The data below should be restated word for word, with every picture omitted.
START
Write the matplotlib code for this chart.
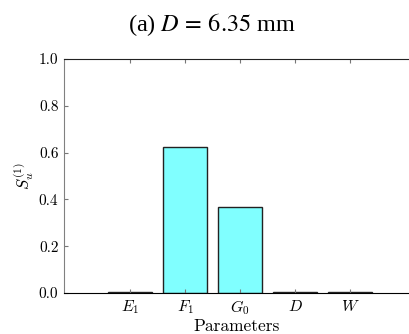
import matplotlib
matplotlib.use("Agg")
import matplotlib.pyplot as plt

params = ["$E_1$", "$F_1$", "$G_0$", "$D$", "$W$"]
s_u1 = [0.004, 0.624, 0.368, 0.004, 0.003]

plt.rcParams['mathtext.fontset'] = 'cm'
plt.rcParams['axes.formatter.use_mathtext'] = True

fig = plt.figure(figsize=(4.09, 3.34), dpi=100)
ax = fig.add_axes([64 / 409, 1 - 293 / 334, 1 - 64 / 409, (293 - 59) / 334])

x = range(len(params))
ax.bar(x, s_u1, 0.8, color="#80ffff", edgecolor="#222222", linewidth=1.0)

ax.set_xlim(-1.2, 5.07)
ax.set_ylim(0, 1.0)
ax.set_xticks(list(x))
ax.set_xticklabels(params, fontsize=11.5)
ax.set_yticks([0.0, 0.2, 0.4, 0.6, 0.8, 1.0])
ax.set_yticklabels(["0.0", "0.2", "0.4", "0.6", "0.8", "1.0"], family="cmr10", fontsize=11)
ax.tick_params(direction="in", top=True, right=False, length=3, color="#777777", pad=4)

ax.spines['right'].set_visible(False)
ax.spines['left'].set_color("#808080")
ax.spines['bottom'].set_color("black")
ax.spines['top'].set_color("#222222")

ax.set_ylabel(r"$S_u^{(1)}$", fontsize=12, labelpad=2)
ax.set_xlabel("Parameters", family="cmr10", fontsize=12.5, labelpad=1)

fig.text(212 / 409, 1 - 25 / 334, r"(a) $D\,=\,6.35$ mm", ha="center", va="center",
         family="Liberation Serif", math_fontfamily="stix", fontsize=17.5)

fig.savefig("out.png", dpi=100)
END
CORRECT OUTPUT:
Write the matplotlib code for this chart.
import matplotlib
matplotlib.use("Agg")
import matplotlib.pyplot as plt

params = ["$E_1$", "$F_1$", "$G_0$", "$D$", "$W$"]
s_u1 = [0.004, 0.624, 0.368, 0.004, 0.003]

plt.rcParams['mathtext.fontset'] = 'cm'
plt.rcParams['axes.formatter.use_mathtext'] = True

fig = plt.figure(figsize=(4.09, 3.34), dpi=100)
ax = fig.add_axes([64 / 409, 1 - 293 / 334, 1 - 64 / 409, (293 - 59) / 334])

x = range(len(params))
ax.bar(x, s_u1, 0.8, color="#80ffff", edgecolor="#222222", linewidth=1.0)

ax.set_xlim(-1.2, 5.07)
ax.set_ylim(0, 1.0)
ax.set_xticks(list(x))
ax.set_xticklabels(params, fontsize=11.5)
ax.set_yticks([0.0, 0.2, 0.4, 0.6, 0.8, 1.0])
ax.set_yticklabels(["0.0", "0.2", "0.4", "0.6", "0.8", "1.0"], family="cmr10", fontsize=11)
ax.tick_params(direction="in", top=True, right=False, length=3, color="#777777", pad=4)

ax.spines['right'].set_visible(False)
ax.spines['left'].set_color("#808080")
ax.spines['bottom'].set_color("black")
ax.spines['top'].set_color("#222222")

ax.set_ylabel(r"$S_u^{(1)}$", fontsize=12, labelpad=2)
ax.set_xlabel("Parameters", family="cmr10", fontsize=12.5, labelpad=1)

fig.text(212 / 409, 1 - 25 / 334, r"(a) $D\,=\,6.35$ mm", ha="center", va="center",
         family="Liberation Serif", math_fontfamily="stix", fontsize=17.5)

fig.savefig("out.png", dpi=100)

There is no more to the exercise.